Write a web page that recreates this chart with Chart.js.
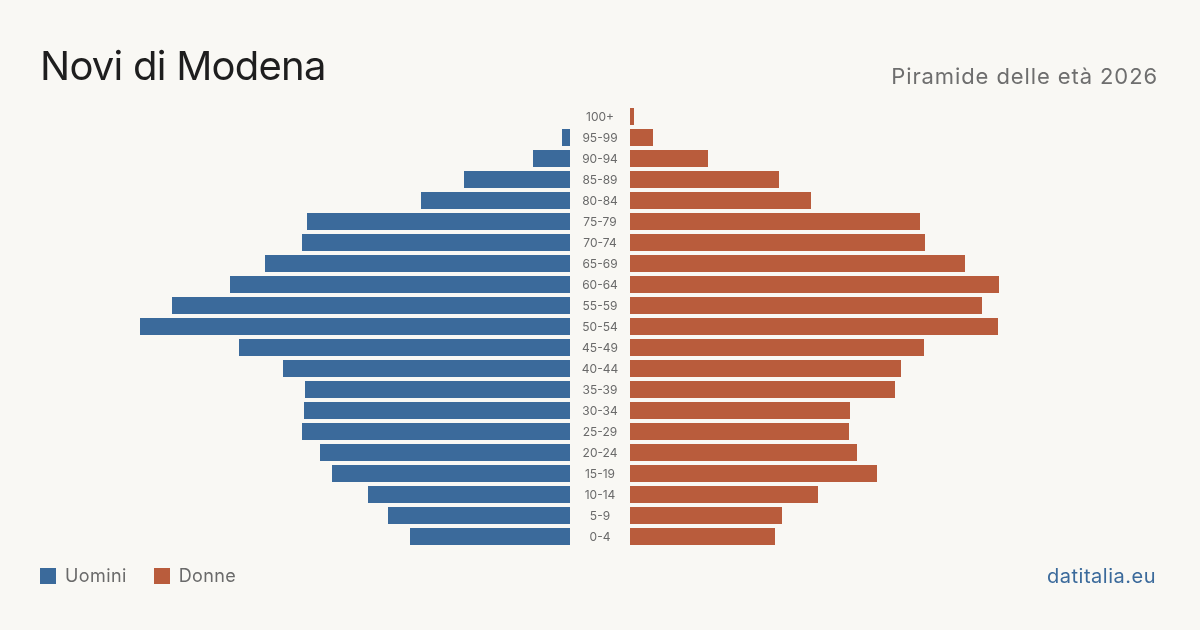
<!DOCTYPE html>
<html><head><meta charset="utf-8">
<script src="https://cdn.jsdelivr.net/npm/chart.js@4"></script>
<style>
html,body{margin:0;padding:0;background:#f9f8f4;}
#wrap{position:relative;width:1200px;height:630px;overflow:hidden;font-family:Inter,"Noto Sans",sans-serif;}
#c{position:absolute;left:0;top:0;}
.t{position:absolute;white-space:nowrap;}
#title{left:40px;top:40px;font-size:40px;color:#1e1e1e;line-height:52px;letter-spacing:-0.75px;}
#sub{right:42px;top:62px;font-size:22px;color:#6e6e6e;line-height:28px;letter-spacing:0.9px;}
#leg{left:40px;top:564px;font-size:18px;color:#6a6a6a;line-height:24px;display:flex;align-items:center;letter-spacing:0.4px;}
#leg span.sw{display:inline-block;width:16px;height:16px;margin-right:9px;}
#brand{right:44px;top:563px;font-size:20px;color:#3b6a9b;line-height:26px;letter-spacing:0.5px;}
</style></head>
<body><div id="wrap">
<canvas id="c" width="1200" height="630"></canvas>
<div class="t" id="title">Novi di Modena</div>
<div class="t" id="sub">Piramide delle età 2026</div>
<div class="t" id="leg"><span class="sw" style="background:#3b6a9b"></span>Uomini<span class="sw" style="background:#b95c3c;margin-left:27px"></span>Donne</div>
<div class="t" id="brand">datitalia.eu</div>
</div>
<script>
const ageGroups = ["100+","95-99","90-94","85-89","80-84","75-79","70-74","65-69","60-64","55-59","50-54","45-49","40-44","35-39","30-34","25-29","20-24","15-19","10-14","5-9","0-4"];
const men   = [0, 8, 37, 106, 149, 263, 268, 305, 340, 398, 430, 331, 287, 265, 266, 268, 250, 238, 202, 182, 160];
const women = [4, 23, 78, 149, 181, 290, 295, 335, 369, 352, 368, 294, 271, 265, 220, 219, 227, 247, 188, 152, 145];
const seriesNames = ["Uomini","Donne"];
const colors = {men:"#3b6a9b", women:"#b95c3c"};
const halfGap = 30; // label gutter, in axis units

const centerLabels = {
  id:'centerLabels',
  afterDatasetsDraw(chart){
    const ctx = chart.ctx, y = chart.scales.y, x = chart.scales.x;
    const cx = x.getPixelForValue(0);
    ctx.save();
    ctx.font = '12px Inter, "Noto Sans", sans-serif';
    ctx.fillStyle = '#6a6a6a';
    ctx.textAlign = 'center';
    ctx.textBaseline = 'middle';
    ageGroups.forEach((g,i)=>{ ctx.fillText(g, cx, y.getPixelForValue(i)+0.5); });
    ctx.restore();
  }
};

new Chart(document.getElementById('c'), {
  type:'bar',
  data:{
    labels: ageGroups,
    datasets:[
      {label:seriesNames[0], data: men.map(v=>[-halfGap - v, -halfGap]), backgroundColor:colors.men, borderWidth:0, categoryPercentage:1, barPercentage:0.81, grouped:false},
      {label:seriesNames[1], data: women.map(v=>[halfGap, halfGap + v]), backgroundColor:colors.women, borderWidth:0, categoryPercentage:1, barPercentage:0.81, grouped:false}
    ]
  },
  options:{
    indexAxis:'y',
    responsive:false,
    animation:false,
    layout:{padding:{top:106, bottom:83, left:0, right:0}},
    plugins:{legend:{display:false}, tooltip:{enabled:false}, title:{display:false}},
    scales:{
      x:{display:false, min:-600, max:600},
      y:{display:false}
    }
  },
  plugins:[centerLabels]
});
</script>
</body></html>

Task description:
Return each line of the data, keeping its wording exact and omitting pictures.

Task response:
Write a web page that recreates this chart with Chart.js.
<!DOCTYPE html>
<html><head><meta charset="utf-8">
<script src="https://cdn.jsdelivr.net/npm/chart.js@4"></script>
<style>
html,body{margin:0;padding:0;background:#f9f8f4;}
#wrap{position:relative;width:1200px;height:630px;overflow:hidden;font-family:Inter,"Noto Sans",sans-serif;}
#c{position:absolute;left:0;top:0;}
.t{position:absolute;white-space:nowrap;}
#title{left:40px;top:40px;font-size:40px;color:#1e1e1e;line-height:52px;letter-spacing:-0.75px;}
#sub{right:42px;top:62px;font-size:22px;color:#6e6e6e;line-height:28px;letter-spacing:0.9px;}
#leg{left:40px;top:564px;font-size:18px;color:#6a6a6a;line-height:24px;display:flex;align-items:center;letter-spacing:0.4px;}
#leg span.sw{display:inline-block;width:16px;height:16px;margin-right:9px;}
#brand{right:44px;top:563px;font-size:20px;color:#3b6a9b;line-height:26px;letter-spacing:0.5px;}
</style></head>
<body><div id="wrap">
<canvas id="c" width="1200" height="630"></canvas>
<div class="t" id="title">Novi di Modena</div>
<div class="t" id="sub">Piramide delle età 2026</div>
<div class="t" id="leg"><span class="sw" style="background:#3b6a9b"></span>Uomini<span class="sw" style="background:#b95c3c;margin-left:27px"></span>Donne</div>
<div class="t" id="brand">datitalia.eu</div>
</div>
<script>
const ageGroups = ["100+","95-99","90-94","85-89","80-84","75-79","70-74","65-69","60-64","55-59","50-54","45-49","40-44","35-39","30-34","25-29","20-24","15-19","10-14","5-9","0-4"];
const men   = [0, 8, 37, 106, 149, 263, 268, 305, 340, 398, 430, 331, 287, 265, 266, 268, 250, 238, 202, 182, 160];
const women = [4, 23, 78, 149, 181, 290, 295, 335, 369, 352, 368, 294, 271, 265, 220, 219, 227, 247, 188, 152, 145];
const seriesNames = ["Uomini","Donne"];
const colors = {men:"#3b6a9b", women:"#b95c3c"};
const halfGap = 30; // label gutter, in axis units

const centerLabels = {
  id:'centerLabels',
  afterDatasetsDraw(chart){
    const ctx = chart.ctx, y = chart.scales.y, x = chart.scales.x;
    const cx = x.getPixelForValue(0);
    ctx.save();
    ctx.font = '12px Inter, "Noto Sans", sans-serif';
    ctx.fillStyle = '#6a6a6a';
    ctx.textAlign = 'center';
    ctx.textBaseline = 'middle';
    ageGroups.forEach((g,i)=>{ ctx.fillText(g, cx, y.getPixelForValue(i)+0.5); });
    ctx.restore();
  }
};

new Chart(document.getElementById('c'), {
  type:'bar',
  data:{
    labels: ageGroups,
    datasets:[
      {label:seriesNames[0], data: men.map(v=>[-halfGap - v, -halfGap]), backgroundColor:colors.men, borderWidth:0, categoryPercentage:1, barPercentage:0.81, grouped:false},
      {label:seriesNames[1], data: women.map(v=>[halfGap, halfGap + v]), backgroundColor:colors.women, borderWidth:0, categoryPercentage:1, barPercentage:0.81, grouped:false}
    ]
  },
  options:{
    indexAxis:'y',
    responsive:false,
    animation:false,
    layout:{padding:{top:106, bottom:83, left:0, right:0}},
    plugins:{legend:{display:false}, tooltip:{enabled:false}, title:{display:false}},
    scales:{
      x:{display:false, min:-600, max:600},
      y:{display:false}
    }
  },
  plugins:[centerLabels]
});
</script>
</body></html>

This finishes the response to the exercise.